▶ [Problem]
Report how many lines contain "code". Give the number and nothing else.

▶ [Provided information]
[START]

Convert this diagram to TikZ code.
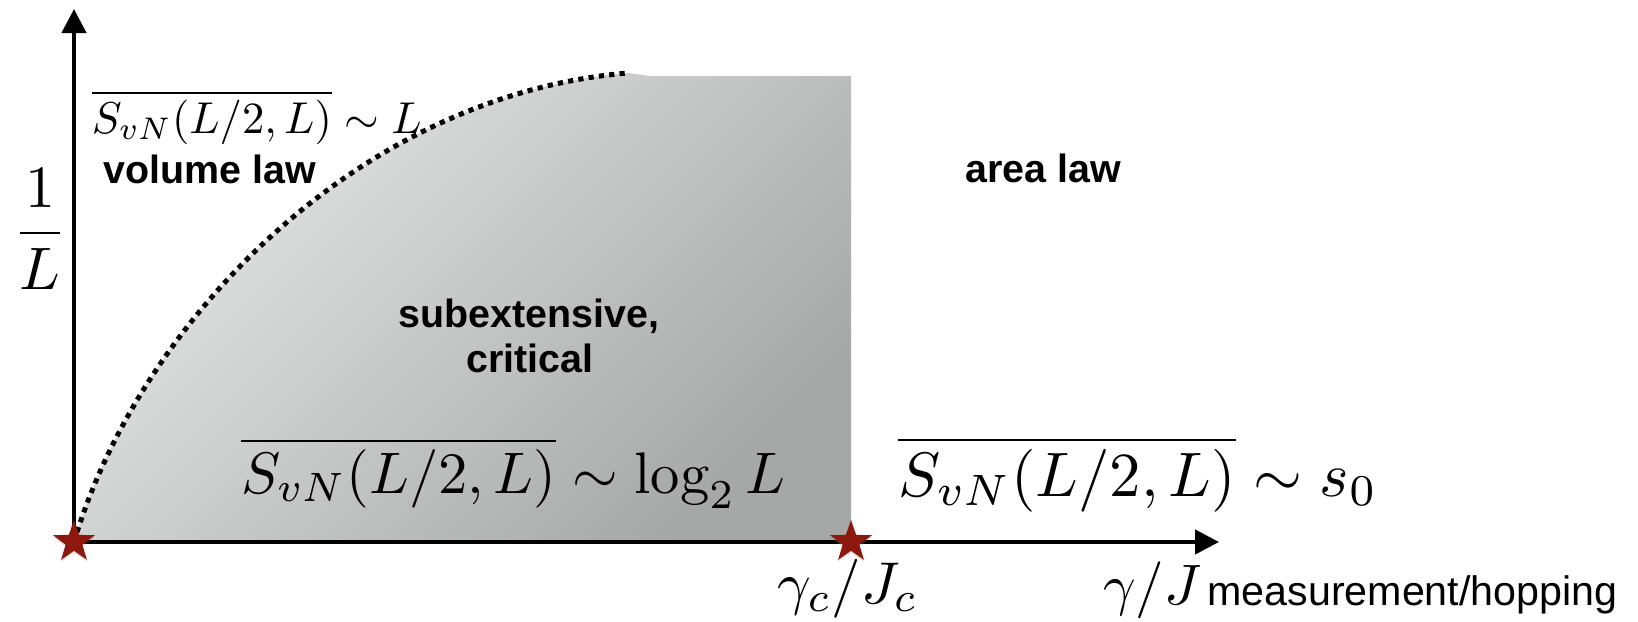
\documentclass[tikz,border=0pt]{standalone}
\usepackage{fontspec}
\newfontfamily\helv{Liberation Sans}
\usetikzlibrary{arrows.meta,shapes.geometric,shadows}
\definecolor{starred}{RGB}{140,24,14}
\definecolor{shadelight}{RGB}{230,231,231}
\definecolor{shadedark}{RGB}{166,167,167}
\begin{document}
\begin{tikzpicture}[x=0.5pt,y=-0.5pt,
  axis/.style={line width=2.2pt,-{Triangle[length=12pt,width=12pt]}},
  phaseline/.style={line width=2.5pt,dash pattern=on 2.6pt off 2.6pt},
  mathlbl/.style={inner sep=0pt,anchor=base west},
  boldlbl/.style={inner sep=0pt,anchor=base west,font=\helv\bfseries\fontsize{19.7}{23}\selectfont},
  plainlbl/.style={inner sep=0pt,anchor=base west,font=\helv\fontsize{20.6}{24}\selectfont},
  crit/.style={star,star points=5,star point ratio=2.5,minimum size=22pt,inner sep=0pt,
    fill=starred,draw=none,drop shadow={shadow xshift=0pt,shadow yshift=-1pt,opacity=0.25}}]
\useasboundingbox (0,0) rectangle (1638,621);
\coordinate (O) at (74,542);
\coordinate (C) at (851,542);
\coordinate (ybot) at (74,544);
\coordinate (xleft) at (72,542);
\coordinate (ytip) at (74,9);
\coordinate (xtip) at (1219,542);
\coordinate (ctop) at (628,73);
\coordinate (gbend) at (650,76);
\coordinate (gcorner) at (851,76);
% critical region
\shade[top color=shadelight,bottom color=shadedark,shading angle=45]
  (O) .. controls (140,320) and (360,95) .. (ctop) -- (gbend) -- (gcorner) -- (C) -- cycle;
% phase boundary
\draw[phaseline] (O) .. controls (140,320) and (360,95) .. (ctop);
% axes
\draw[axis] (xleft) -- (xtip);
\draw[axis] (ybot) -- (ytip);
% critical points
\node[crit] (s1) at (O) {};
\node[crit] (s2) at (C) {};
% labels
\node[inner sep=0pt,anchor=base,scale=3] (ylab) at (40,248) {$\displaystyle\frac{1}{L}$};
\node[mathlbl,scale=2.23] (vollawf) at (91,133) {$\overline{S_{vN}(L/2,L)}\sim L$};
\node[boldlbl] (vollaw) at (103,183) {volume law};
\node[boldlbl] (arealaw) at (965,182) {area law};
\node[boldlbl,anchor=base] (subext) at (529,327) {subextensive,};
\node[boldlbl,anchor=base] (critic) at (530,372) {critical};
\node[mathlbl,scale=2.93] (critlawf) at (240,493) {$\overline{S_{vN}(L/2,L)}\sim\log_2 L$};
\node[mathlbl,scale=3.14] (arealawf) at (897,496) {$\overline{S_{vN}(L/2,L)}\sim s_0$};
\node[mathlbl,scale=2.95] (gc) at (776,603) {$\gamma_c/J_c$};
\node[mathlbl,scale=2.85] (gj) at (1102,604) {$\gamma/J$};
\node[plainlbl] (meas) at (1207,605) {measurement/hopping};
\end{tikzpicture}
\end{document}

[END]
[START]

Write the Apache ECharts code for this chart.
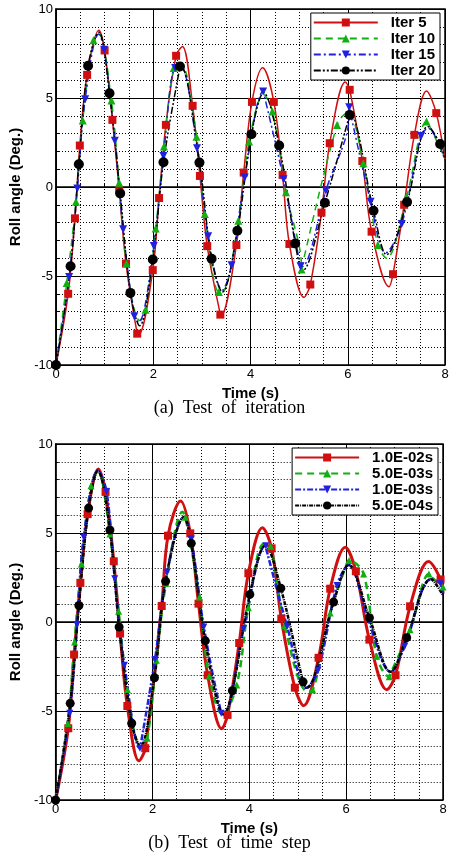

[END]

▶ [Complete answer]
2